## Data extract

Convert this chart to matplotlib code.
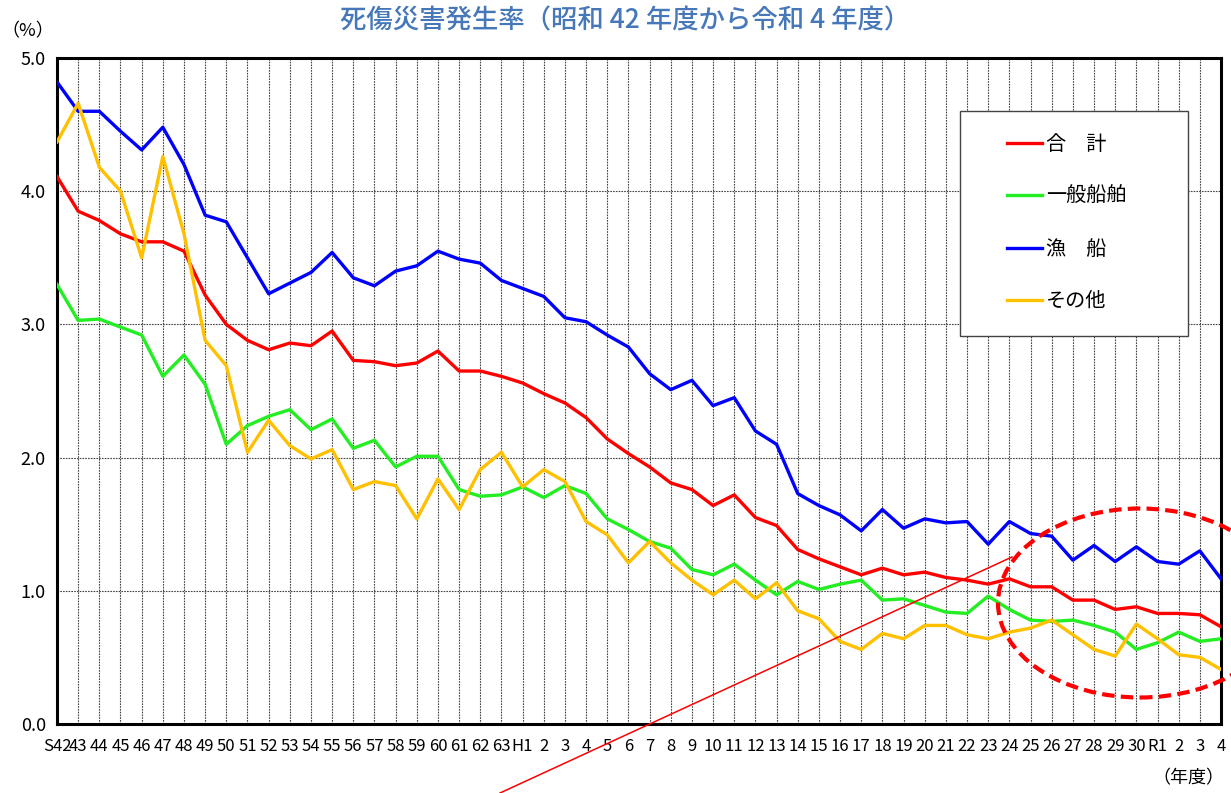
---
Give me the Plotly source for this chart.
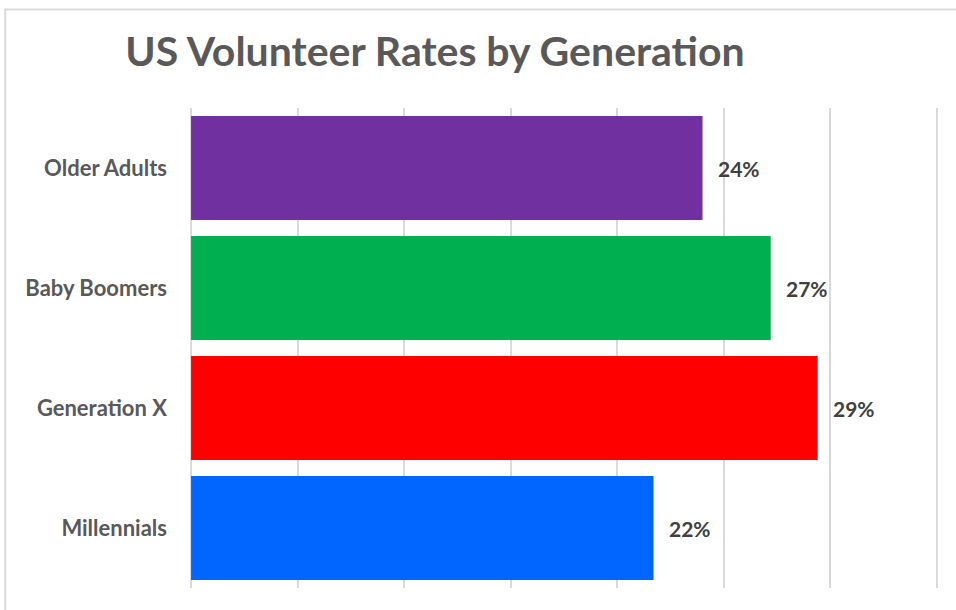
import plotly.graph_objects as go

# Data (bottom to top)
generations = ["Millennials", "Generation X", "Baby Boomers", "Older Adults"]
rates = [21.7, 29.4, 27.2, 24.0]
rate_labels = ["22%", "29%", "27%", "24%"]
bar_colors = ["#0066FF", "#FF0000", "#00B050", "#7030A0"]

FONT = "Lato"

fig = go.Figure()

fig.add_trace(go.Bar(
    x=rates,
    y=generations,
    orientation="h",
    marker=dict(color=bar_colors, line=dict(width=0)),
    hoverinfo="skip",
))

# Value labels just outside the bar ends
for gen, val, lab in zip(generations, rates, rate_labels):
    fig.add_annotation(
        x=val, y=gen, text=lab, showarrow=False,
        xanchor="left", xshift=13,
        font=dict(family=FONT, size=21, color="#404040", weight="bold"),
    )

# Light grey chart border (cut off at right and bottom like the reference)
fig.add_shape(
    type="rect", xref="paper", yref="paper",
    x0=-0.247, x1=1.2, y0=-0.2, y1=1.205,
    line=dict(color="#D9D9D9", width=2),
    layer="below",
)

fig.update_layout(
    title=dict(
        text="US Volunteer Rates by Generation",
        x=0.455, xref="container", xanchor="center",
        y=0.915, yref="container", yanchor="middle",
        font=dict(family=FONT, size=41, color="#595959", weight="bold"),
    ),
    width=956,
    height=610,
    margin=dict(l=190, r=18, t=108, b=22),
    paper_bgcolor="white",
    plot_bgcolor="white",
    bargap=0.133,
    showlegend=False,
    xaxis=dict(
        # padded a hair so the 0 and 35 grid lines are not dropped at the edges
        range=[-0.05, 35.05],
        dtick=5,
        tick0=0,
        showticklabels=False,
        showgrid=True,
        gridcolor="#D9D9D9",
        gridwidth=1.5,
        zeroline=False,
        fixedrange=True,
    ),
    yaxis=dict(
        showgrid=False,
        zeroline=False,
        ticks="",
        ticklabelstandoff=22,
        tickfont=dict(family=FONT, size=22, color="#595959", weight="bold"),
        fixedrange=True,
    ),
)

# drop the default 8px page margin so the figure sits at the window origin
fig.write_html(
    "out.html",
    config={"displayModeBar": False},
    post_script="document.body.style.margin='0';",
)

## Given task
Keep to the stretch from the line containing "Give me the Plotly source for this chart." through the line containing "fig = go.Figure()", both ends included, and copy it exactly from the listing above, minus the pictures.

## Problem solution
Give me the Plotly source for this chart.
import plotly.graph_objects as go

# Data (bottom to top)
generations = ["Millennials", "Generation X", "Baby Boomers", "Older Adults"]
rates = [21.7, 29.4, 27.2, 24.0]
rate_labels = ["22%", "29%", "27%", "24%"]
bar_colors = ["#0066FF", "#FF0000", "#00B050", "#7030A0"]

FONT = "Lato"

fig = go.Figure()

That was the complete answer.